- I can make connections to past and present practices by studying photographs.
- I can identify unhealthy child labor practices in past and modern times.
- I can use photographs as historical evidence to make connections from the past to the present.
Although child labor laws significantly reduced the number of children working in factory and mining jobs in the United States during the Progressive Era, many parts of the world still engage in unfair child labor practices. According to the International Labour Organization (ILO), while the global number of children in child labor has declined by one-third since 2000, there are still an estimated 217 million children around the world who are working under dangerous conditions for very little pay. Asia has the largest number (78 million) of the child population engaged in such practices, followed by more than 13 million children in Latin America and the Caribbean. Agriculture remains by far the most common location for child labor in the twenty-first century, but the problems are also apparent in the service industry and manufacturing.
Poverty is the most common cause of child labor. Another force driving children into dangerous work is the lack of availability and quality of education. In 2008, the ILO found that illiteracy resulting from a child going to work, rather than a quality primary and secondary school, severely limits the child’s ability to get a basic educational grounding, and thus a decent working life. Child laborers are also denied the opportunity to develop physically, intellectually, emotionally, and psychologically. In India, for example, most child labor takes place in agriculture, with other children working as domestic help, or in manufacturing or mining, especially in the Indian diamond industry.
Here in the United States, most child labor infractions occur in agriculture.

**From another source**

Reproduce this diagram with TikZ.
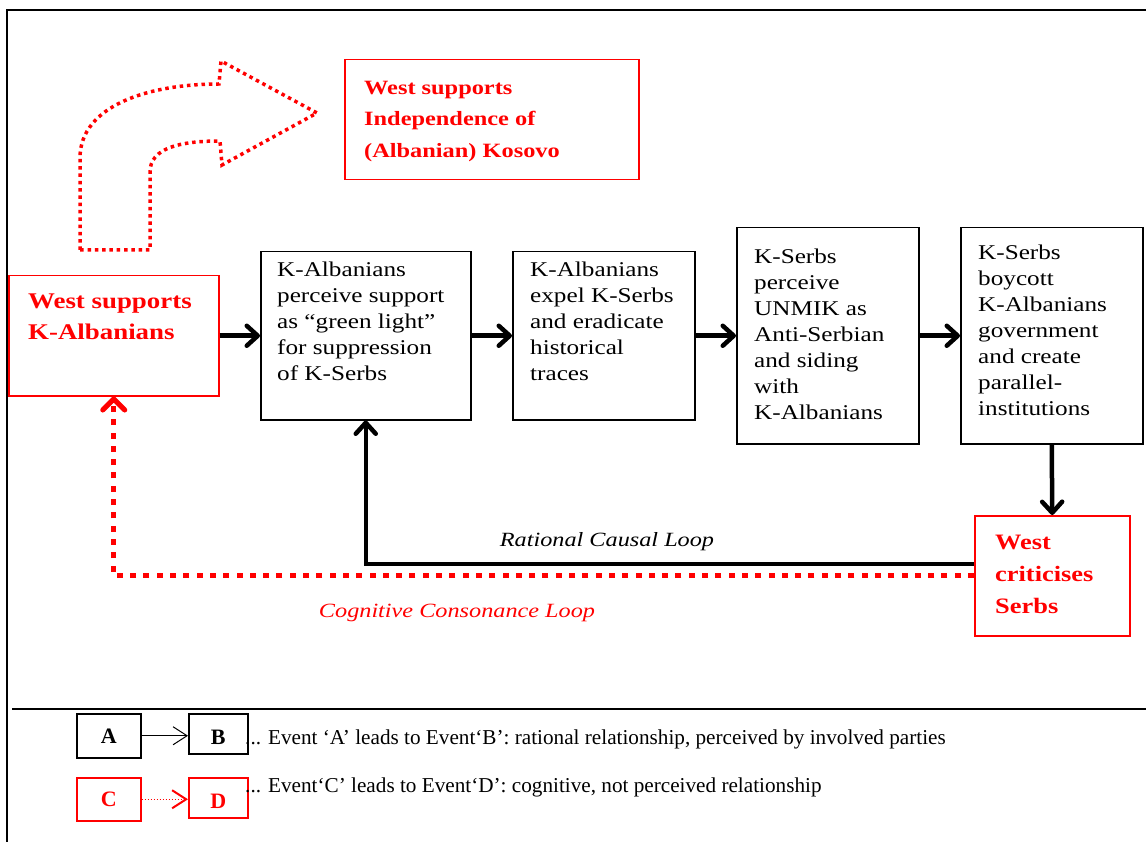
\documentclass[tikz,border=0pt]{standalone}
\usepackage{fontspec}
\setmainfont{Liberation Serif}
\newfontfamily\bodyf{Liberation Serif}[FakeStretch=1.2,Ligatures=TeX]
\usetikzlibrary{arrows.meta}
\definecolor{rd}{RGB}{255,0,0}
\tikzset{
  evbox/.style={draw=black, line width=1.5pt, inner sep=0pt, anchor=north west},
  wbox/.style={draw=rd, line width=1.5pt, inner sep=0pt, anchor=north west},
  btxt/.style={inner sep=0pt, anchor=north west, align=left, text=black,
    font=\bodyf\fontsize{21}{26}\selectfont},
  wtxt/.style={inner sep=0pt, anchor=north west, align=left, text=rd},
  thk/.style={line width=4.5pt, line join=miter,
    -{Straight Barb[length=11pt,width=20pt,round]}},
  rdloop/.style={draw=rd, line width=5pt, dash pattern=on 6pt off 7.3pt,
    -{Straight Barb[length=11pt,width=22pt,round]}},
  lgbox/.style={line width=1.5pt, inner sep=0pt, anchor=north west,
    font=\bfseries\fontsize{22}{24}\selectfont},
  lowlbl/.style={text height=22pt, text depth=0pt},
  lgtxt/.style={inner sep=0pt, anchor=base west, font=\fontsize{21.2}{24}\selectfont},
  looplbl/.style={inner sep=0pt, font=\bodyf\itshape\fontsize{20.2}{24}\selectfont}
}
\begin{document}
\begin{tikzpicture}[x=1pt,y=-1pt]
\useasboundingbox (0,0) rectangle (1146,842);
% frame
\draw[line width=2pt] (1146,10) -- (7,10) -- (7,842);
\draw[line width=2pt] (12,709) -- (1146,709);

% curved dotted arrow (shape)
\draw[rd, line width=3.5pt, dash pattern=on 3.5pt off 3.8pt, line join=miter]
  (80,250) -- (80,158) .. controls (80,105) and (150,84) .. (219,84)
  -- (221,61) -- (317,113) -- (222,165) -- (220,141)
  .. controls (180,141) and (150,148) .. (150,172) -- (150,250) -- cycle;

% boxes
\node[wbox, minimum width=294pt, minimum height=120pt] (indep) at (344,59) {};
\node[wtxt, font=\bodyf\bfseries\fontsize{20.3}{31.5}\selectfont] (indepT) at (364,81)
  {West supports\\Independence of\\(Albanian) Kosovo};

\node[wbox, minimum width=210pt, minimum height=120pt] (wsk) at (8,275) {};
\node[wtxt, font=\bodyf\bfseries\fontsize{22.4}{31}\selectfont] (wskT) at (28,294)
  {West supports\\K-Albanians};

\node[evbox, minimum width=210pt, minimum height=168pt] (perc) at (260,251) {};
\node[btxt] (percT) at (277,262)
  {K-Albanians\\perceive support\\as “green light”\\for suppression\\of K-Serbs};

\node[evbox, minimum width=182pt, minimum height=168pt] (expel) at (512,251) {};
\node[btxt] (expelT) at (530,262)
  {K-Albanians\\expel K-Serbs\\and eradicate\\historical\\traces};

\node[evbox, minimum width=182pt, minimum height=216pt] (unmik) at (736,227) {};
\node[btxt] (unmikT) at (754,249)
  {K-Serbs\\perceive\\UNMIK as\\Anti-Serbian\\and siding\\with\\K-Albanians};

\node[evbox, minimum width=182pt, minimum height=216pt] (boy) at (960,227) {};
\node[btxt] (boyT) at (978,245)
  {K-Serbs\\boycott\\K-Albanians\\government\\and create\\parallel-\\institutions};

\node[wbox, minimum width=155pt, minimum height=120pt] (crit) at (974,515) {};
\node[wtxt, font=\bodyf\bfseries\fontsize{22}{31.8}\selectfont] (critT) at (995,535)
  {West\\criticises\\Serbs};

% connectors
\draw[thk] (wsk.east) -- (perc.west);
\draw[thk] (perc.east) -- (expel.west);
\draw[thk] (expel.east) -- (unmik.west);
\draw[thk] (unmik.east) -- (boy.west);
\draw[thk] (boy.south) -- (crit.north);
\draw[thk] ([yshift=12pt]crit.west) -| (perc.south);
\draw[rdloop] (crit.west) -| (wsk.south);

\node[looplbl] (rcl) at (607,542) {Rational Causal Loop};
\node[looplbl, text=rd] (ccl) at (457,613) {Cognitive Consonance Loop};

% legend
\node[lgbox, draw=black, minimum width=64pt, minimum height=44pt] (A) at (76,713) {A};
\node[lgbox, lowlbl, draw=black, minimum width=59pt, minimum height=40pt] (B) at (188,713) {B};
\node[lgbox, draw=rd, text=rd, minimum width=64pt, minimum height=43pt] (C) at (76,777) {C};
\node[lgbox, lowlbl, draw=rd, text=rd, minimum width=59pt, minimum height=40pt] (D) at (188,777) {D};
\draw[line width=1pt, -{Straight Barb[length=14pt,width=18pt]}] (A.east) -- (B.west |- A.east);
\draw[rd, line width=1.2pt, dash pattern=on 1.5pt off 1.5pt,
  -{Straight Barb[length=14pt,width=18pt,line width=2pt,sep=0pt]}] (C.east) -- (D.west |- C.east);
\node[lgtxt] (L1) at (245,744)
  {... Event ‘A’ leads to Event‘B’: rational relationship, perceived by involved parties};
\node[lgtxt] (L2) at (245,792)
  {... Event‘C’ leads to Event‘D’: cognitive, not perceived relationship};
\end{tikzpicture}
\end{document}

The current child labor law in the United States was drafted in the 1930, when it was common for children to work on family farms. Today that law is outdated, and does little to protect children working in the fields to harvest the food that we eat. According to Human Rights Watch, child farmworkers as young as 12 years old often work for hire for 10 or more hours a day, seven days a week. Like many of their adult counterparts, these children earn far less than minimum wage, and are exposed to pesticide poisoning, serious injury, and illness related to heat and exposure. These children are also denied the education that could potentially lift them out of poverty.
Begin the Activity
Distribute the images or project them. Ask students to select two images, and then compare an image taken at the turn of the century to an image taken recently. Either individually or in small groups, ask students to consider the following questions.
Questions to Consider
- What is similar in the two images? What is different?
- What emotions do the images bring up when you look at them?
- Why do you think child labor is still a worldwide problem in the twenty-first century?
- What suggestions do you have for ending child labor practices in the United States? The world?
Have students research current child labor law violations in the United States or other countries. Where are child labor practices still taking place? In what industries?